I am bi-polar, though it's a bit unconventional. I move between a kind of nervous, obsessive energy (sometimes compulsively "productive," other times paralyzed by anxiety) and a darkness and exhaustion that I don't have words for.
Or rather--and this is very important--I don't trust the words that echo in my head during this darkness. They are words of discouragement. They are prompted by a world that discards "useless people," a flesh that has the urge to disappear, and that sinister, opportunistic monster--the "father of lies"--whom we must not listen to, about whom we can only turn to God and pray, "Lead us not into temptation but deliver us from the Evil One!"
And so I direct my thoughts outward to others, to creation, to the miracle of sunlight playing with the fringe of a curtain, to poetry, to music, and above all to the memory that my hope is not grounded in myself. My hope rests in the infinite power and the infinite love of Another who makes me and sustains me and loves me.
I am full of hope.
I am also still Depressed.
The condition I suffer from is a brain disease. It is a brain disease.
I have suffered from this kind of mental illness as long as I can remember, and surely since I was ten years old. I have also endured many outwardly physical illnesses in the past 16 years, the most persistent of which has been Lyme Disease (and though this appears to be under control, it went long untreated and has left its mark).
My "mental illness" is as physical as any other physical illness I have suffered. There are other factors that contribute to it and that must not be neglected. But there is an inescapably physical basis. I know that I have spiritual intelligence and freedom and I can get mixed up about what's going on inside me because the brain and the mind are mysteriously interrelated. But I have to remember that in Depression the root of the problem is in the brain.

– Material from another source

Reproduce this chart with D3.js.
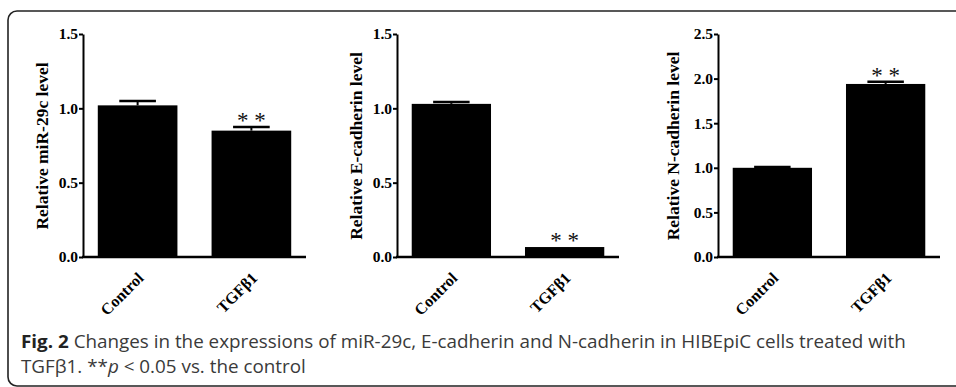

This is a disease. It is not who I am.
Yet it is a circumstance within which I must live my life!
There are ways to relieve it somewhat, reduce it somewhat, "manage it" (somewhat). But for me there is no cure and I am strangely at peace with this fact.
I do not want to discourage others who are seeking cures, or who have found something that "works" for them. Good. Live that health right now, and don't worry. People are different, and life is a fragile thing. If you find that you are strong, spend that strength in love, in caring for your brothers and sisters.

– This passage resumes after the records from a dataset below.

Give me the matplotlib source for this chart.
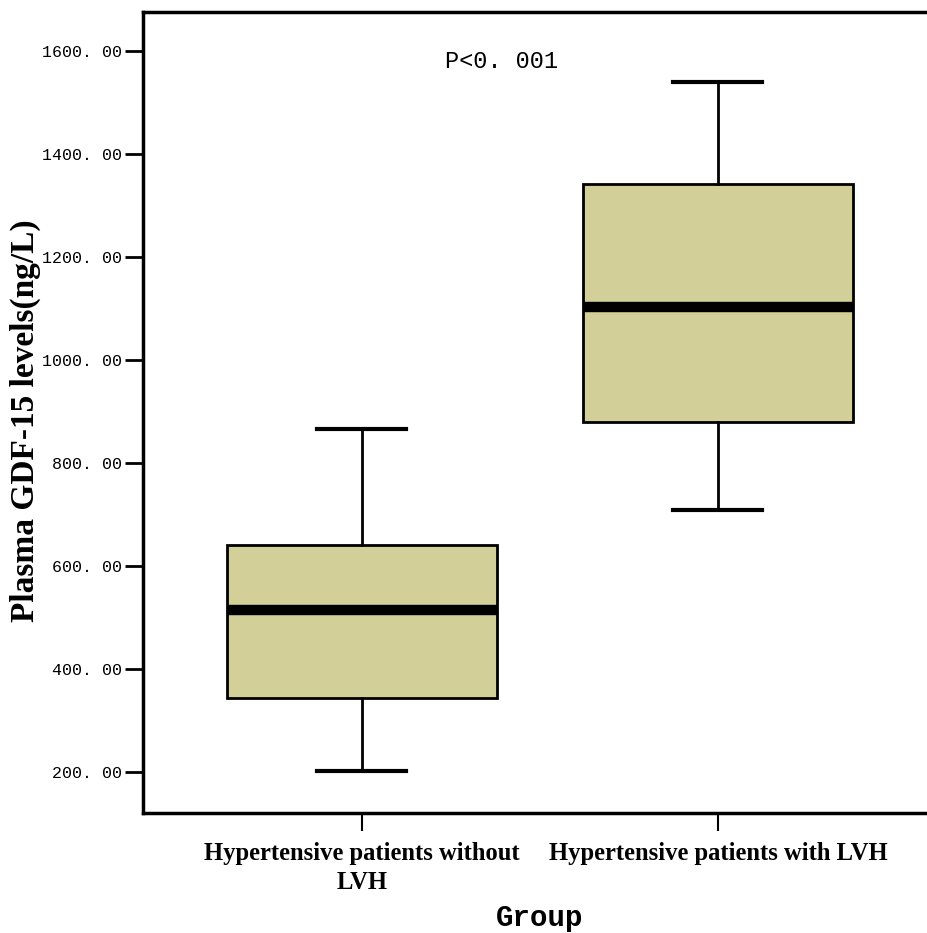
import matplotlib
matplotlib.use("Agg")
import matplotlib.pyplot as plt
from matplotlib.ticker import FixedLocator, FuncFormatter

categories = ["Hypertensive patients without\nLVH", "Hypertensive patients with LVH"]
whisker_low = [202, 709]
q1 = [344, 880]
median = [515, 1103]
q3 = [641, 1342]
whisker_high = [866, 1540]
yticks = [200, 400, 600, 800, 1000, 1200, 1400, 1600]
p_text = "P<0. 001"

fig = plt.figure(figsize=(9.28, 9.33), dpi=100)
ax = fig.add_axes([143/928, (933-813)/933, (937-143)/928, (813-12)/933])

stats = []
for i in range(len(categories)):
    stats.append(dict(med=median[i], q1=q1[i], q3=q3[i],
                      whislo=whisker_low[i], whishi=whisker_high[i], fliers=[]))

ax.bxp(stats, positions=[1, 2], widths=0.758, capwidths=0.25, patch_artist=True,
       showfliers=False,
       boxprops=dict(facecolor="#D3CF98", edgecolor="black", linewidth=2),
       medianprops=dict(color="black", linewidth=7.5, solid_capstyle="butt"),
       whiskerprops=dict(color="black", linewidth=2),
       capprops=dict(color="black", linewidth=3))

ax.set_xlim(1 - 219/356, 2 + 219/356)
ax.set_ylim(120.4, 1675.7)
ax.yaxis.set_major_locator(FixedLocator(yticks))
ax.yaxis.set_major_formatter(FuncFormatter(lambda v, p: "%d. 00" % v))
ax.set_xticks([1, 2])
ax.set_xticklabels(categories, fontfamily="Liberation Serif", fontweight="bold",
                   fontsize=17.7, linespacing=1.3)
for lab in ax.get_yticklabels():
    lab.set_fontfamily("Liberation Mono")
    lab.set_fontsize(12)
ax.tick_params(axis="y", direction="out", length=13, width=2, pad=2)
ax.tick_params(axis="x", direction="out", length=13, width=1.5, pad=8)
for s in ax.spines.values():
    s.set_linewidth(2.5)

ax.set_ylabel("Plasma GDF-15 levels(ng/L)", fontfamily="Liberation Serif",
              fontweight="bold", fontsize=24)
ax.yaxis.label.set_va("center")
ax.yaxis.set_label_coords((25-143)/794, 0.49)
ax.set_xlabel("Group", fontfamily="Liberation Mono", fontweight="bold", fontsize=21)
ax.xaxis.label.set_va("baseline")
ax.xaxis.set_label_coords(0.5, (813-926)/801)
ax.text(0.451, 0.9376, p_text, transform=ax.transAxes, ha="center", va="center",
        fontfamily="Liberation Mono", fontsize=17)

fig.savefig("out.png", dpi=100)
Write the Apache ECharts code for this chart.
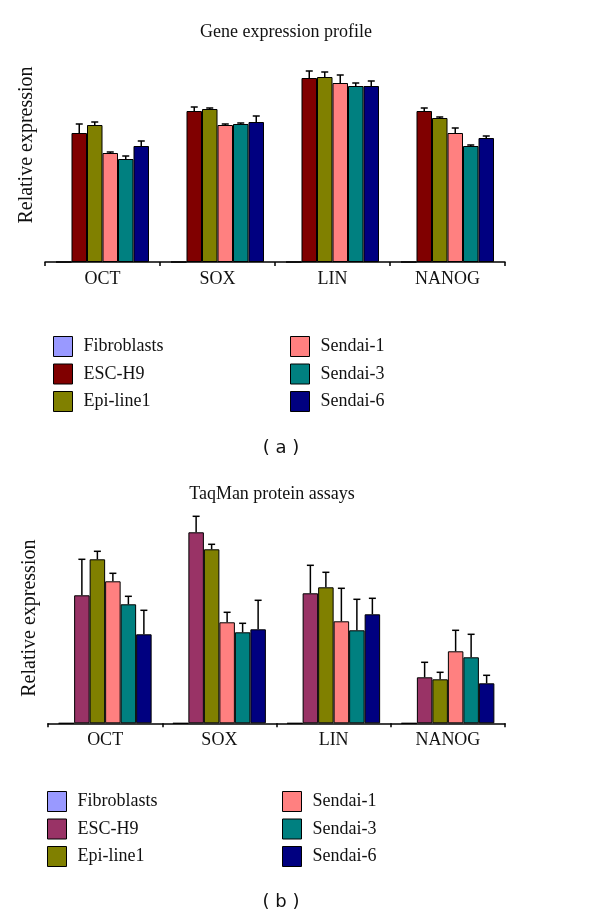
<!DOCTYPE html>
<html><head><meta charset="utf-8">
<script src="https://cdn.jsdelivr.net/npm/echarts@6/dist/echarts.min.js"></script>
<style>html,body{margin:0;padding:0;background:#fff;}#a{position:absolute;left:0;top:0;width:600px;height:460px;}#b{position:absolute;left:0;top:460px;width:600px;height:457px;}</style>
</head><body><div id="a"></div><div id="b"></div>
<script>
const categories = ['OCT','SOX','LIN','NANOG'];
const seriesNames = ['Fibroblasts','ESC-H9','Epi-line1','Sendai-1','Sendai-3','Sendai-6'];
const colorsA = ['#9999FF','#800000','#808000','#FF8080','#008080','#000080'];
const colorsB = ['#9999FF','#993366','#808000','#FF8080','#008080','#000080'];

// (a) Gene expression profile
const geneFib  = [0,0,0,0];
const geneEsc  = [1.29,1.51,1.84,1.51];
const geneEpi  = [1.37,1.53,1.85,1.44];
const geneS1   = [1.09,1.37,1.79,1.29];
const geneS3   = [1.03,1.38,1.76,1.16];
const geneS6   = [1.16,1.40,1.76,1.24];
// upper ends of error bars
const geneEscErr = [1.38,1.55,1.91,1.54];
const geneEpiErr = [1.40,1.54,1.90,1.45];
const geneS1Err  = [1.10,1.38,1.87,1.34];
const geneS3Err  = [1.06,1.39,1.79,1.17];
const geneS6Err  = [1.21,1.46,1.81,1.26];

// (b) TaqMan protein assays
const protFib  = [0,0,0,0];
const protEsc  = [1.28,1.91,1.30,0.46];
const protEpi  = [1.64,1.74,1.36,0.44];
const protS1   = [1.42,1.01,1.02,0.72];
const protS3   = [1.19,0.91,0.93,0.66];
const protS6   = [0.89,0.94,1.09,0.40];
const protEscErr = [1.64,2.07,1.58,0.61];
const protEpiErr = [1.72,1.79,1.51,0.51];
const protS1Err  = [1.50,1.11,1.35,0.93];
const protS3Err  = [1.27,1.00,1.24,0.89];
const protS6Err  = [1.13,1.23,1.25,0.48];

const SERIF = '"Liberation Serif", "Times New Roman", serif';
const BW = 15.5;

function build(el, cfg){
  const chart = echarts.init(document.getElementById(el), null, {renderer:'canvas'});
  const series = [];
  cfg.values.forEach((vals, i) => {
    series.push({
      name: seriesNames[i], type: 'bar', data: vals, barWidth: BW, barGap: '0%',
      itemStyle: {color: cfg.colors[i], borderColor: '#000', borderWidth: 1},
      emphasis: {disabled: true}, z: 2
    });
  });
  cfg.errs.forEach((errs, k) => {
    if (!errs) return;
    const idx = k;
    series.push({
      type: 'custom', name: seriesNames[idx] + '-err', z: 3, silent: true,
      data: errs.map((e, c) => [c, cfg.values[idx][c], e]),
      encode: {x: 0, y: [1, 2]},
      renderItem: function(params, api){
        const c = api.value(0);
        const base = api.coord([c, api.value(1)]);
        const top = api.coord([c, api.value(2)]);
        const x = base[0] + (idx - 2.5) * BW;
        return {type: 'group', children: [
          {type: 'line', shape: {x1: x, y1: base[1], x2: x, y2: top[1]}, style: {stroke: '#000', lineWidth: 1.5}},
          {type: 'line', shape: {x1: x - 3.5, y1: top[1], x2: x + 3.5, y2: top[1]}, style: {stroke: '#000', lineWidth: 1.5}}
        ]};
      }
    });
  });
  const legendCommon = {
    orient: 'vertical', padding: 0, itemWidth: 19, itemHeight: 20, itemGap: 6.5,
    icon: 'rect', selectedMode: false,
    itemStyle: {borderColor: '#000', borderWidth: 1},
    textStyle: {fontFamily: SERIF, fontSize: 18, color: '#111', lineHeight: 20, padding: [0,0,0,6]}
  };
  chart.setOption({
    animation: false,
    grid: {left: cfg.gridLeft, right: 95, top: cfg.gridTop, height: cfg.gridHeight, containLabel: false},
    xAxis: {
      type: 'category', data: categories,
      axisLine: {lineStyle: {color: '#000', width: 1.5}},
      axisTick: {show: true, length: 4, lineStyle: {color: '#000', width: 1.5}},
      axisLabel: {fontFamily: SERIF, fontSize: 18, color: '#111', margin: 8}
    },
    yAxis: {
      type: 'value', min: 0, max: cfg.yMax,
      axisLine: {show: false}, axisTick: {show: false}, axisLabel: {show: false}, splitLine: {show: false},
      name: 'Relative expression', nameLocation: 'middle', nameRotate: 90, nameGap: 8,
      nameTextStyle: {fontFamily: SERIF, fontSize: 20, color: '#111'}
    },
    legend: [
      Object.assign({}, legendCommon, {left: cfg.leg1, top: cfg.legTop, data: seriesNames.slice(0,3)}),
      Object.assign({}, legendCommon, {left: cfg.leg2, top: cfg.legTop, data: seriesNames.slice(3)})
    ],
    graphic: [
      {type: 'text', x: cfg.titleX, y: cfg.titleY, style: {text: cfg.title, font: '18px ' + SERIF, fill: '#111', align: 'center', verticalAlign: 'middle'}},
      {type: 'text', x: 281, y: cfg.capY, style: {text: cfg.caption, font: '18px "DejaVu Sans", sans-serif', fill: '#111', align: 'center', verticalAlign: 'middle'}}
    ],
    series: series
  });
}

build('a', {
  values: [geneFib, geneEsc, geneEpi, geneS1, geneS3, geneS6],
  errs: [null, geneEscErr, geneEpiErr, geneS1Err, geneS3Err, geneS6Err],
  colors: colorsA, gridLeft: 45, gridTop: 28, gridHeight: 234, yMax: 2.34,
  leg1: 53, leg2: 290, legTop: 336,
  title: 'Gene expression profile', titleX: 286, titleY: 32,
  caption: '( a )', capY: 448
});
build('b', {
  values: [protFib, protEsc, protEpi, protS1, protS3, protS6],
  errs: [null, protEscErr, protEpiErr, protS1Err, protS3Err, protS6Err],
  colors: colorsB, gridLeft: 48, gridTop: 53, gridHeight: 210.3, yMax: 2.103,
  leg1: 47, leg2: 282, legTop: 331,
  title: 'TaqMan protein assays', titleX: 272, titleY: 34,
  caption: '( b )', capY: 442
});
</script></body></html>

I am not completely without health. My heart beats. My chest rises with the breath of air. And more: look, today I am writing!

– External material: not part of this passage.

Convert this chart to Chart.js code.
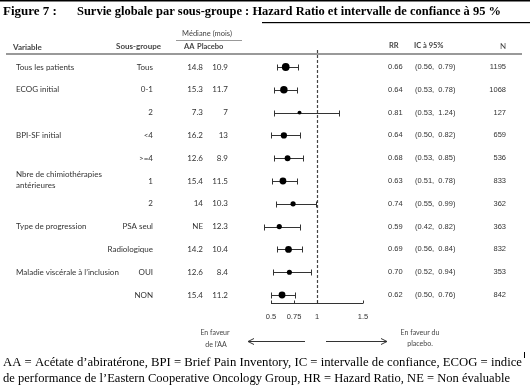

I am at peace. God knows my suffering.
What is "disease" anyway? Why is our longing for boundless happiness so thwarted? There is so much suffering. My brothers and sisters are hungry, in prison, in refugee camps, dodging explosions and living in fear in their own houses. They are sick, disabled, unemployed, alone, forgotten. Trafficked like slaves, abused, beaten, wounded, tortured, put to death.
Desperate and overwhelmed, we humans are all woven together in this brotherhood and sisterhood of suffering and pain, agony and disappointment, of hope and love and aspiration and tenacity. We all die, and we all know that we are made for more than death.
We are made for more....
The crown of thorns. Mother Teresa said that Jesus draws especially close to people who are mentally ill in His experience of the crown of thorns.
He suffers the mysterious agony of this crown in me, and He knows and carries the depths of this pain with a profundity immeasurably beyond what He has asked me to bear.
So there we are again: all my hope is in Him.